The objective is not bus lanes, it is minimising congestion delays to
public transport. A suggested target is 95% of services within 5 minutes
of time.

The maximum number of buses in a bus lane is ideally about 60 per hour
one-way. You can get more (up to about 30 000 passengers / hour
according to Gardner--ICE Transport 8/92), but you then have to look out
for two problems:

-    Congestion at stops. Use a second lane for the stop, long enough to
hold the maximum number of buses likely to be in it at any one time, adn
with space for buses to turn into and out of the stop lane.

-    Congestion at junctions. You need enough time in a traffic signal
cycle to get both buses and other traffic through. A second streaming
lane for buses is a help.

If there are too many buses reallocating them onto different routes may
help, or use a two lane bus lane, or articulated buses.

Light rail is the next stage: it may be more affordable if you make
maximum use of local resources and refurbished second hand vehicles.
Suburban rail will probably be cheaper if route capacity is available
and it runs in the right direction.

Bus lanes don't have to be next to the left hand kerb (right kerb in
most places outside the Commonwealth). They can go in the centre lanes
(this needs extra space for passenger areas at stops, and  care with
getting passengers out to the stops), on the right lane of a one-way
street (still needs extra passenger space), or in a contraflow lane in a
one-way street. Of course, changing the position of a bus lane needs
care too, and perfect answers are unlikely.

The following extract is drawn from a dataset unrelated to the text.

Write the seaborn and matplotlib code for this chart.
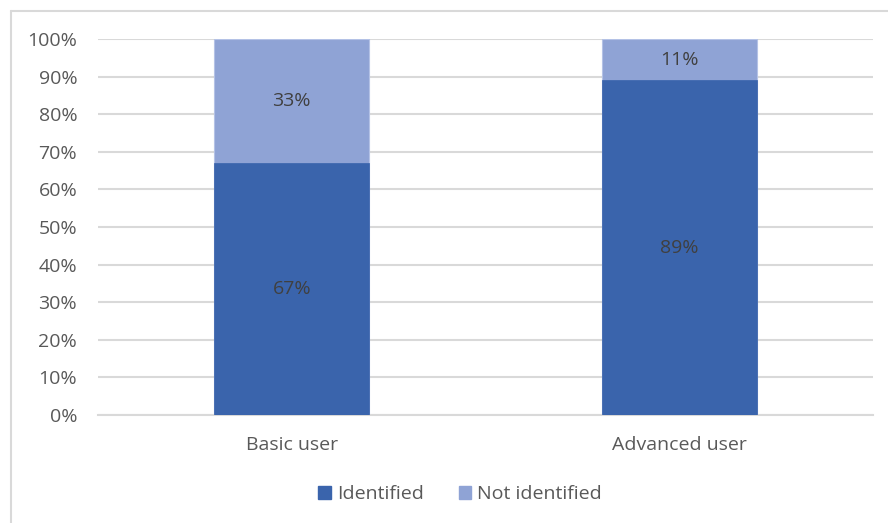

Bicycles can share a bus lane if the minimum width is around 4.2 m (more
on bends, and maybe more for pedicabs).

Cars can be kept out of bus lanes. Methods include a kerb 120 mm high
(low enough for emergency vehicles to bump over it when needed), a 'bus
gate' at the entrance to the bus lane, or giving the drivers cameras so
that they can record offences for prosecution. However, cars need to be
able to access side turnings (but not neccessarily at peak hours). This
comes back to the position of the bus lane.

Traffic signal priority fits well with bus lanes, making them much more
effective. A token 5 second phase extension if a bus is coming is
useless: buses need to usually go straight through.

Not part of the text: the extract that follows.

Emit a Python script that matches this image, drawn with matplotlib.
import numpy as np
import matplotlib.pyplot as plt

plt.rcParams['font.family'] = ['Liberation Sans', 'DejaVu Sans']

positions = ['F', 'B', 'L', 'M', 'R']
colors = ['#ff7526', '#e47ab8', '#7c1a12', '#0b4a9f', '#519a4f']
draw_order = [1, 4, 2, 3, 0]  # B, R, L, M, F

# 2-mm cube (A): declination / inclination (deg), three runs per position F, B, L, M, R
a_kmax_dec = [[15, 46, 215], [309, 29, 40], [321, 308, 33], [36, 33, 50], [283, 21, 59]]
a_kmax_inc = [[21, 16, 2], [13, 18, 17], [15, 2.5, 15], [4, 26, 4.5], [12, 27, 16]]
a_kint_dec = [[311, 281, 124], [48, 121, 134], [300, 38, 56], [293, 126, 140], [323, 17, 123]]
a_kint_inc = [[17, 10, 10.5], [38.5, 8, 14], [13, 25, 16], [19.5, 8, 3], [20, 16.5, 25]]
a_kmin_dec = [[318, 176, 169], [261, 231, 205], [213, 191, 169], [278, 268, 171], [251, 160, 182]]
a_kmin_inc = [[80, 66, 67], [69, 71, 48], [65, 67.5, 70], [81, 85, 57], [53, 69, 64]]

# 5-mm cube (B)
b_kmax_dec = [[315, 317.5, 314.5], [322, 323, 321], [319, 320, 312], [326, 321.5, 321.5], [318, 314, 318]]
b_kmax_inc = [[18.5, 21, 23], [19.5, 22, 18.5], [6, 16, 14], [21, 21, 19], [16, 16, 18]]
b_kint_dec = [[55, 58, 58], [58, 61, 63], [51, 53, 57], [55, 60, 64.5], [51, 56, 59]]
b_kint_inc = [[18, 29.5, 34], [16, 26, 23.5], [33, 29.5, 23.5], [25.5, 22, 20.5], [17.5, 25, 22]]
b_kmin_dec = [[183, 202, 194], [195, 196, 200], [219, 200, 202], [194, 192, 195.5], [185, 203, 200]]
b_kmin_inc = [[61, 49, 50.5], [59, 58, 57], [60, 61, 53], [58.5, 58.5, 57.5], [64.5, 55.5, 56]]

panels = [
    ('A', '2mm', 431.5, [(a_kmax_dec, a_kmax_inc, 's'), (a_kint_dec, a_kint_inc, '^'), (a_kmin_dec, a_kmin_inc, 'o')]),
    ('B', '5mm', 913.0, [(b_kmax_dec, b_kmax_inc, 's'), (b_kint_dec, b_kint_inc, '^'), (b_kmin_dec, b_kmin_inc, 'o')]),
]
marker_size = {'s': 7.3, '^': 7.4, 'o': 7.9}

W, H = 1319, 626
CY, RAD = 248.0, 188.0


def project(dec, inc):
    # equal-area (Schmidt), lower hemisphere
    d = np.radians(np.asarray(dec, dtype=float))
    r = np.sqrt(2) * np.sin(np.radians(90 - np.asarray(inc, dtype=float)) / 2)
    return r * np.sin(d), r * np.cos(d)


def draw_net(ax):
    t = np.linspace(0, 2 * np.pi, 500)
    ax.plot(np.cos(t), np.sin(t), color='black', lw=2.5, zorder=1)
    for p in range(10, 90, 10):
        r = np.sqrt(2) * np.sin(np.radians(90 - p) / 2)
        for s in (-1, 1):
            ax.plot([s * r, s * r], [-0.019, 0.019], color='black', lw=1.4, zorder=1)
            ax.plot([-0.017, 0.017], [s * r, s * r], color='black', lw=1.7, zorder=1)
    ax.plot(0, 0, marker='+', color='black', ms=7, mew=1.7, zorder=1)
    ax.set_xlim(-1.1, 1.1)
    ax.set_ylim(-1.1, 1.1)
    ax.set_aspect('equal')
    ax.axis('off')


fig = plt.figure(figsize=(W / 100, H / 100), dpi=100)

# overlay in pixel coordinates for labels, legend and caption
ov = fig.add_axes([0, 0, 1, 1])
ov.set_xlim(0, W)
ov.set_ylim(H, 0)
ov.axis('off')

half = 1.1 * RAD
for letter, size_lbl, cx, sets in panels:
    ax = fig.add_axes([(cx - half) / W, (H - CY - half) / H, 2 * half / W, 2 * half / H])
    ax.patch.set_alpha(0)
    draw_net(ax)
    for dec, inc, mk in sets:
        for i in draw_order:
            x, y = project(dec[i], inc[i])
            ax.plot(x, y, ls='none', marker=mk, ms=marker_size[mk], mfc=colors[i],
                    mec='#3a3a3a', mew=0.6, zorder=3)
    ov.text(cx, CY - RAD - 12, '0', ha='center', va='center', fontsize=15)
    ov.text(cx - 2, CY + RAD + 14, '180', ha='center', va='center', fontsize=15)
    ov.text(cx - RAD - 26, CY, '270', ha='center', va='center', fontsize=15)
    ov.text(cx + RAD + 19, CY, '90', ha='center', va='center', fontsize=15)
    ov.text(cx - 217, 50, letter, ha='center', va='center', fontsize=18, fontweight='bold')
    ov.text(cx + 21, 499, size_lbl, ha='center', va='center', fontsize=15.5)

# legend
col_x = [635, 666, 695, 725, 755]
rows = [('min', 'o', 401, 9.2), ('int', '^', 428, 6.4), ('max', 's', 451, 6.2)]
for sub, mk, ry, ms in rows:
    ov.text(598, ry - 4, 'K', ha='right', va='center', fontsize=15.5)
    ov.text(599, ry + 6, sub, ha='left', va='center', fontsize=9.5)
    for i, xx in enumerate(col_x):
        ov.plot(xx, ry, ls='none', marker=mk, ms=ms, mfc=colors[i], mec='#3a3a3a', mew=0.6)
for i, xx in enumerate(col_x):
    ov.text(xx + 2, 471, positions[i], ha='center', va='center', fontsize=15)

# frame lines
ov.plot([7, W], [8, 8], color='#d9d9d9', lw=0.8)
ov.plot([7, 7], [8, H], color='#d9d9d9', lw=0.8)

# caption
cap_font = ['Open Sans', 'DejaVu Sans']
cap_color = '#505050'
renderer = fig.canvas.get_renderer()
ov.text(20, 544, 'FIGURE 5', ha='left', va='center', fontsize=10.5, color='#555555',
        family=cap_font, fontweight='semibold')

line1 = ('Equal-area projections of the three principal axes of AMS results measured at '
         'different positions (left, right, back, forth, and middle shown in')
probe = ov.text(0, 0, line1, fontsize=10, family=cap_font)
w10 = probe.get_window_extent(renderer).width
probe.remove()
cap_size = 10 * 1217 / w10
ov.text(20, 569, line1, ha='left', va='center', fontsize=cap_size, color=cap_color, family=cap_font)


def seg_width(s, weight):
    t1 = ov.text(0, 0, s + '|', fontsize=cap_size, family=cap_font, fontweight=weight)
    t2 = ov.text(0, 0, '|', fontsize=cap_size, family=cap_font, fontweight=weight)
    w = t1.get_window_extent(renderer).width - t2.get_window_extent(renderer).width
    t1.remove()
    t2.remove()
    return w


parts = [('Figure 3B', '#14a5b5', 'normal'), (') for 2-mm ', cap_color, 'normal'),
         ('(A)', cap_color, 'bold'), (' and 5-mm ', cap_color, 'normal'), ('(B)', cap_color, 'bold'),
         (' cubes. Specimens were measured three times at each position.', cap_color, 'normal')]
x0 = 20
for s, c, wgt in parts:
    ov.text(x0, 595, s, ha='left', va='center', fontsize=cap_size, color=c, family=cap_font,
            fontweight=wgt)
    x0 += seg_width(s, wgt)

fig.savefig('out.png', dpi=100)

If a short section of road is too narrow for separate bus lanes, the
solution may be to use traffic signals to control entry to a flow that
will minimise congestion, with a bus lane on the approach to the traffic
signals. Buses can then bypass the queue and enter a reasonably
free-flowing general traffic stream through the bottleneck.

Parallel improvement areas are timekeeping, connections (good
connections need excellent timekeeping, or very frequent services) and
the buses themselves. If passenger transport is to be really effective
it needs to be faster than driving, so that it is still competitive
after allowing for access and transfer times, and parking time for cars.

You ask Paul, 'do bus lanes work?' and they may not work if enforcement
(active and passive) is bad and general traffic simply takes over.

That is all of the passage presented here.